- Born: Tobe Coller June 12, 1888 Milwaukee, Wisconsin, U.S.
- Died: December 25, 1962 (aged 74) New York City, New York, U.S.

= Tobé Coller Davis =

Tobe Coller Davis (June 12, 1888 – December 25, 1962), more commonly known as Miss Tobe or Mrs Tobe Davis, was an American fashion authority and columnist. She founded The Tobé-Coburn School for Fashion Careers (now the Wood Tobé-Coburn School) and the Tobe Report, a fashion merchandising consulting company. She had a weekly syndicated fashion column entitled "Tobe Says" for the Herald Tribune.

==Biography==
Davis was born in Milwaukee, Wisconsin, the only daughter of Oscar A. Coller (April 19, 1858 – October 26, 1920) and Taube (Tobea) Silberberg (January 18, 1869 – June 18, 1888). Six days after her birth, her mother died. When Tobea was three years old, her father married Sara Rich (June 11, 1869 – September 27, 1932). Oscar and Sarah, often called Sallie, had three additional children. She added the accented "é" to her name in order to gain acceptance from the French fashion industry.

==Career==
In 1927, she founded the Tobe Report, a weekly fashion consulting think tank for retailers.
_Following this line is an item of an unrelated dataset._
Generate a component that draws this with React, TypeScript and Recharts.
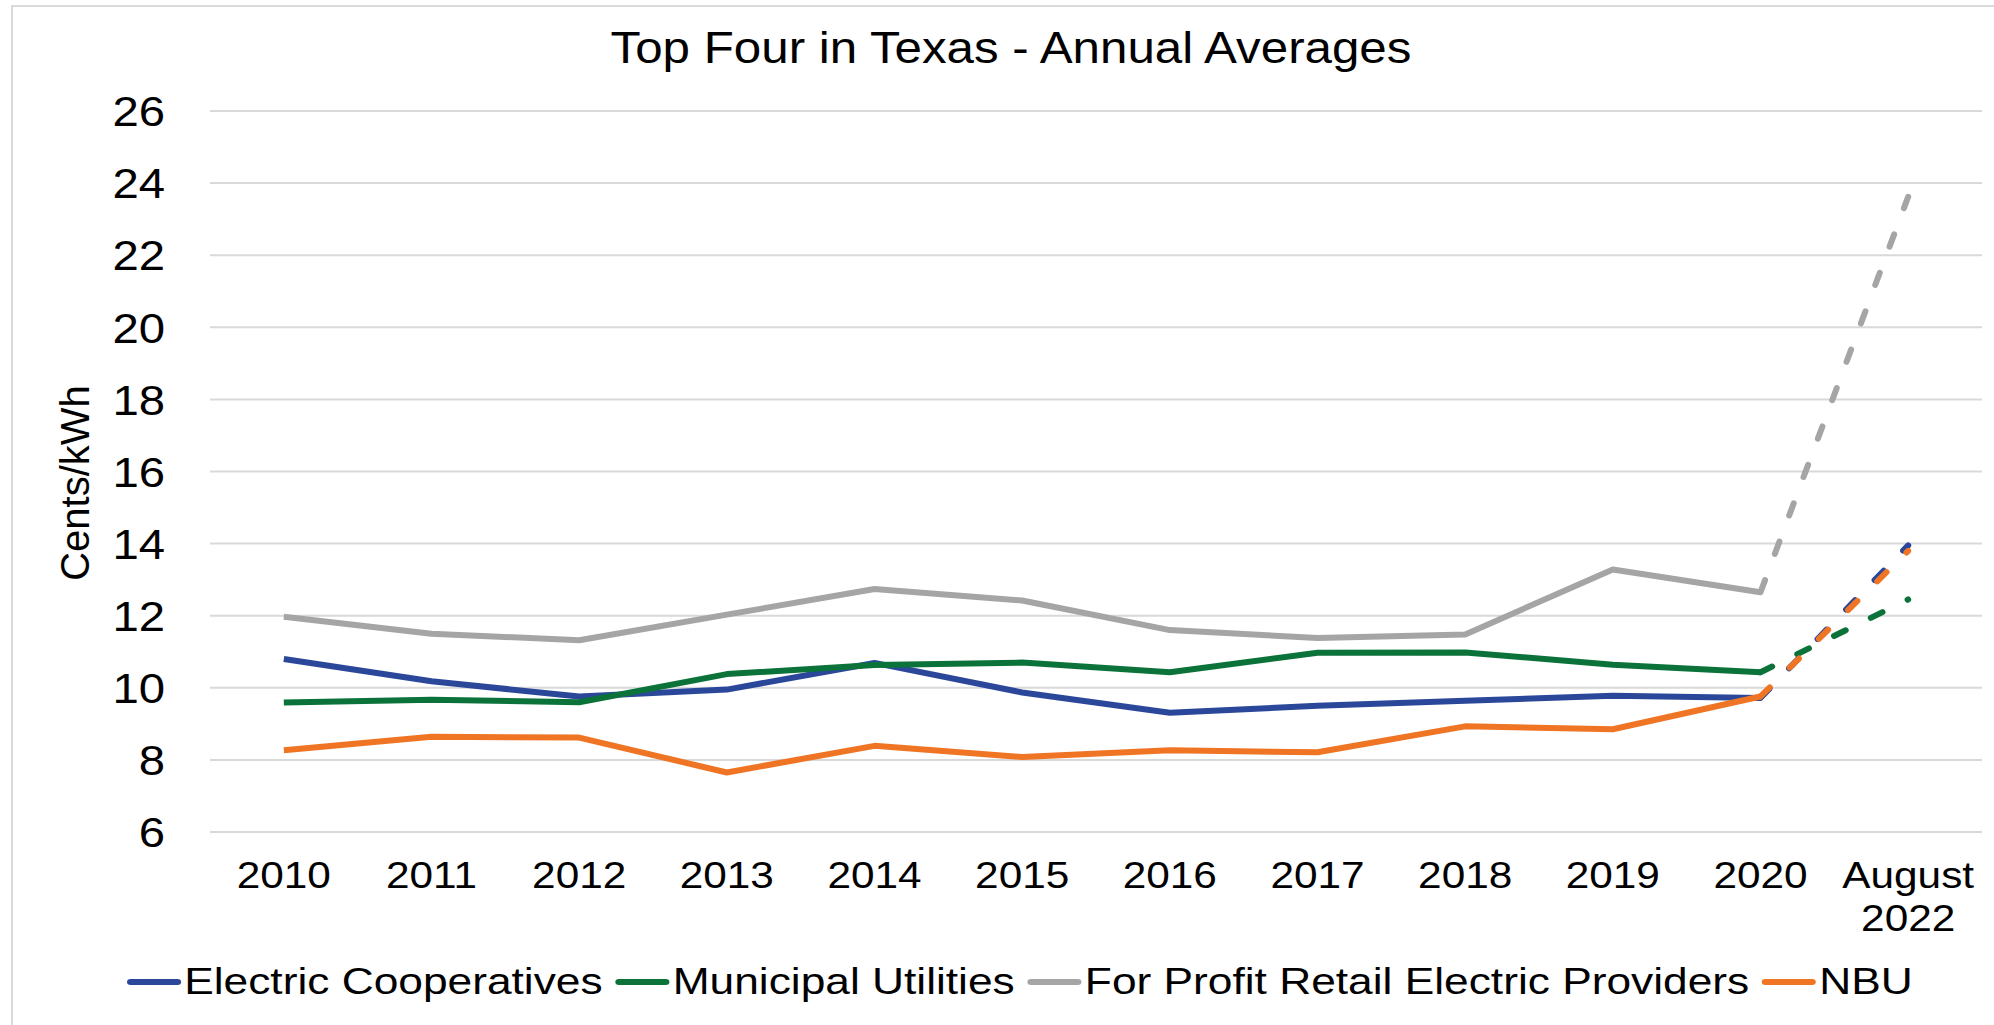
import React from "react";
import { CartesianGrid, Line, LineChart, XAxis, YAxis } from "recharts";

const categories = ["2010", "2011", "2012", "2013", "2014", "2015", "2016", "2017", "2018", "2019", "2020", "August\n2022"];
const electricCooperatives = [10.8, 10.18, 9.76, 9.95, 10.69, 9.87, 9.31, 9.5, 9.64, 9.78, 9.72, 13.95];
const municipalUtilities = [9.59, 9.67, 9.6, 10.38, 10.63, 10.7, 10.43, 10.97, 10.98, 10.64, 10.43, 12.45];
const forProfitRetail = [11.97, 11.5, 11.32, 12.03, 12.74, 12.42, 11.6, 11.38, 11.48, 13.28, 12.65, 23.62];
const nbu = [8.27, 8.64, 8.62, 7.65, 8.39, 8.08, 8.27, 8.21, 8.93, 8.85, 9.76, 13.8];
const yTicks = [6, 8, 10, 12, 14, 16, 18, 20, 22, 24, 26];

const FONT = "'Liberation Sans', Arial, sans-serif";

const series = [
  { key: "coop", name: "Electric Cooperatives", color: "#2B479A", values: electricCooperatives },
  { key: "muni", name: "Municipal Utilities", color: "#0B7339", values: municipalUtilities },
  { key: "rep", name: "For Profit Retail Electric Providers", color: "#A5A5A5", values: forProfitRetail },
  { key: "nbu", name: "NBU", color: "#EF7424", values: nbu },
];

// last actual year (2020) - the August 2022 point is drawn dashed
const lastActual = categories.length - 2;

const rows = categories.map((label, i) => {
  const row: Record<string, string | number | null> = { label };
  series.forEach((s) => {
    row[s.key] = i <= lastActual ? s.values[i] : null;
    row[s.key + "Proj"] = i >= lastActual ? s.values[i] : null;
  });
  return row;
});

function CategoryTick({ x, y, payload }: any) {
  const lines = String(payload.value).split("\n");
  return (
    <g transform={`translate(${x},${y}) scale(1.16,1)`}>
      <text x={0} y={0} textAnchor="middle" fontSize={36.5} fill="#000" fontFamily={FONT}>
        {lines.map((l, i) => (
          <tspan key={i} x={0} dy={i === 0 ? "0.71em" : 43}>
            {l}
          </tspan>
        ))}
      </text>
    </g>
  );
}

function ValueTick({ x, y, payload }: any) {
  return (
    <g transform={`translate(${x},${y}) scale(1.1,1)`}>
      <text x={0} y={0} dy="0.355em" textAnchor="end" fontSize={43} fill="#000" fontFamily={FONT}>
        {payload.value}
      </text>
    </g>
  );
}

export default function App() {
  return (
    <div
      style={{
        position: "absolute",
        left: 0,
        top: 0,
        width: 1994,
        height: 1025,
        background: "#fff",
        fontFamily: FONT,
        overflow: "hidden",
      }}
    >
      <div
        style={{
          position: "absolute",
          left: 11,
          top: 5,
          width: 2000,
          height: 1018,
          borderLeft: "2px solid #d9d9d9",
          borderTop: "2px solid #d9d9d9",
          borderBottom: "2px solid #d9d9d9",
        }}
      />
      <div
        style={{
          position: "absolute",
          left: 0,
          top: 26,
          width: 2022,
          fontSize: 44,
          lineHeight: "44px",
          textAlign: "center",
          color: "#000",
          whiteSpace: "nowrap",
          transform: "scaleX(1.12)",
        }}
      >
        Top Four in Texas - Annual Averages
      </div>
      <div
        style={{
          position: "absolute",
          left: 75,
          top: 483,
          fontSize: 40,
          lineHeight: "40px",
          color: "#000",
          whiteSpace: "nowrap",
          transform: "translate(-50%, -50%) rotate(-90deg)",
        }}
      >
        Cents/kWh
      </div>

      <LineChart
        width={1994}
        height={1025}
        data={rows}
        margin={{ top: 111, right: 12, bottom: 73, left: 0 }}
      >
        <CartesianGrid vertical={false} stroke="#d9d9d9" strokeWidth={2} />
        <XAxis
          dataKey="label"
          scale="band"
          interval={0}
          axisLine={false}
          tickLine={false}
          tickSize={0}
          tickMargin={30}
          height={120}
          tick={<CategoryTick />}
        />
        <YAxis
          domain={[6, 26]}
          ticks={yTicks}
          interval={0}
          axisLine={false}
          tickLine={false}
          tickSize={0}
          tickMargin={45}
          width={210}
          tick={<ValueTick />}
        />
        {series.map((s) => [
          <Line
            key={s.key}
            dataKey={s.key}
            name={s.name}
            stroke={s.color}
            strokeWidth={6}
            strokeLinejoin="round"
            dot={false}
            activeDot={false}
            isAnimationActive={false}
          />,
          <Line
            key={s.key + "Proj"}
            dataKey={s.key + "Proj"}
            name={s.name}
            stroke={s.color}
            strokeWidth={6}
            strokeDasharray="13 28"
            strokeLinecap="round"
            dot={false}
            activeDot={false}
            legendType="none"
            isAnimationActive={false}
          />,
        ])}
      </LineChart>

      <div
        style={{
          position: "absolute",
          left: 127,
          top: 982 - 22,
          height: 44,
          display: "flex",
          alignItems: "center",
          fontSize: 36,
          color: "#000",
          whiteSpace: "nowrap",
          transform: "scaleX(1.23)",
          transformOrigin: "left center",
        }}
      >
        {series.map((s) => (
          <div key={s.key} style={{ display: "flex", alignItems: "center", marginRight: 10.5 }}>
            <span
              style={{
                display: "inline-block",
                width: 44,
                height: 6,
                borderRadius: 3,
                background: s.color,
                marginRight: 2.5,
              }}
            />
            <span>{s.name}</span>
          </div>
        ))}
      </div>
    </div>
  );
}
In 1937 Davis and Julia Coburn, a former fashion editor for former fashion editor of the Ladies Home Journal and president of the Fashion Group (later the Fashion Group International, Inc.), co–founded the Tobé-Coburn School for Fashion Careers.

==Death==
Davis died in New York City. Her body was returned for burial in Greenwood Cemetery, Milwaukee, Wisconsin, near the graves of both parents, her stepmother and her paternal grandparents.